18. The interconnect device of claim 14, wherein the engagement member comprises a receiver socket that is configured to receive a corner of the first electrical component therein, the engagement member being configured to engage in physical contact with the first electrical component at the receiver socket.

19. The interconnect device of claim 14, wherein each spring beam comprises a base segment that extends a length outward from the base and a member segment that extends a length from the base segment to the engagement member, the base and member segments being angled with respect to each other, the base and member segments having approximately the same length.
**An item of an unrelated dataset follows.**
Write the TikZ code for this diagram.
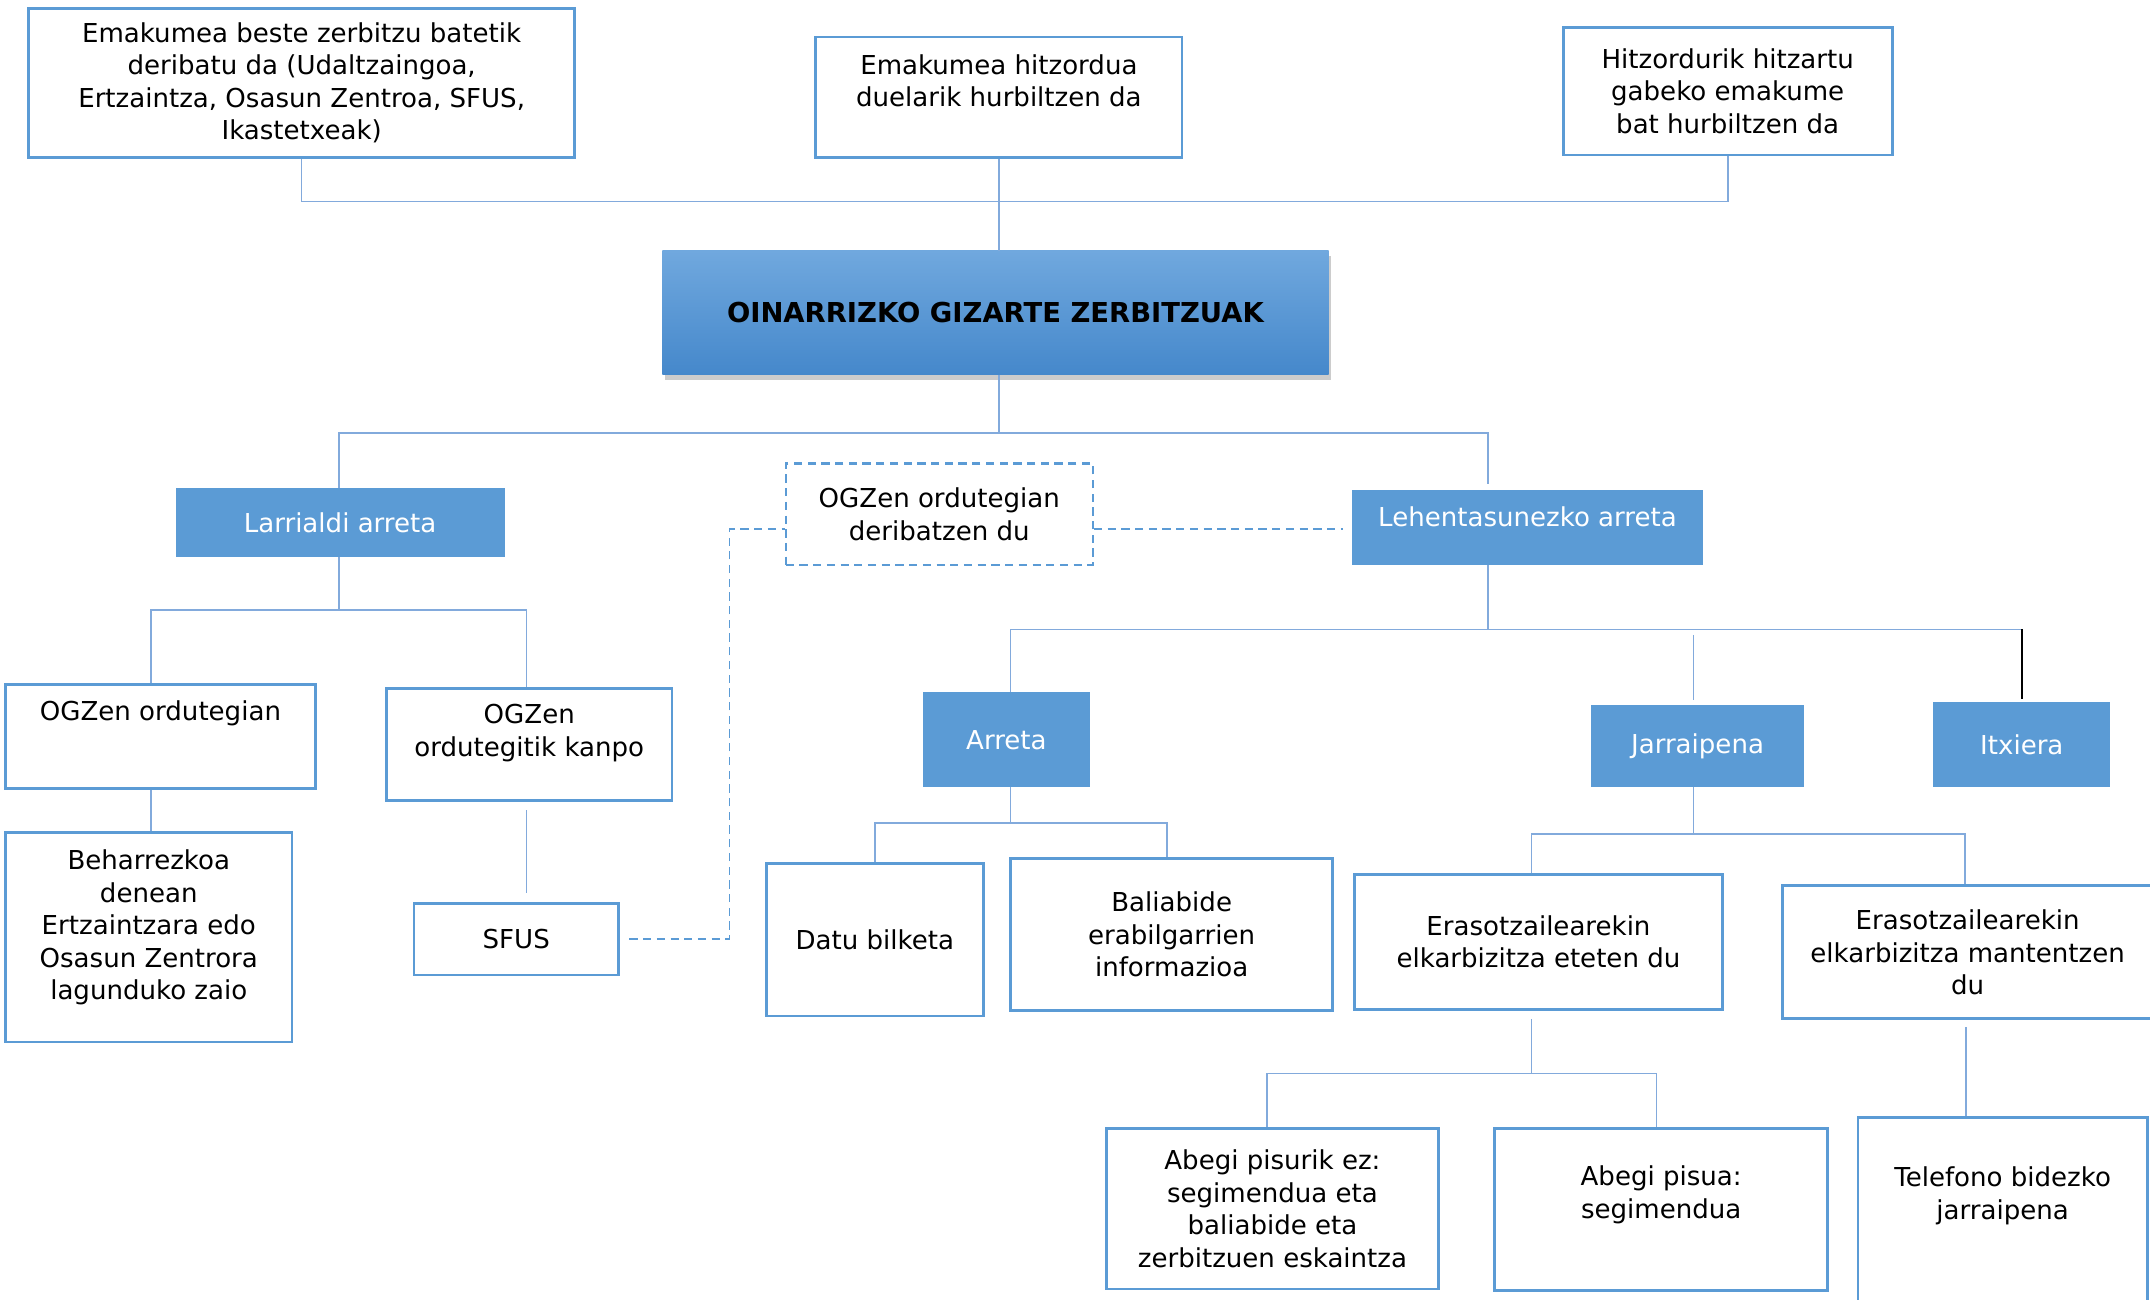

20. An interconnect device comprising:

a contact assembly having a carrier holding an array of conductors, each of the conductors being configured to provide an electrical path between first and second electrical components such that the conductors electrically interconnect the first and second electrical components; and

a frame defining a receiving space configured to receive the first electrical component therein, the frame comprising at least one corner frame configured to engage in physical contact with the first electrical component to locate the first electrical component within the receiving space, wherein the at least one corner frame comprises: a base; an engagement member configured to engage in physical contact with the first electrical component as the first electrical component is received into the receiving space, the engagement member being configured to be resiliently deflected toward the base in a compliance direction via engagement with the first electrical component; and opposing spring beams that mechanically connect the engagement member to the base, each spring beam comprising a base segment that extends outward from the base and a member segment that extends outward from the engagement member and is mechanically connected to the base segment, the base and member segments being angled with respect to each other at an angle that reduces as the engagement member is deflected in the compliance direction.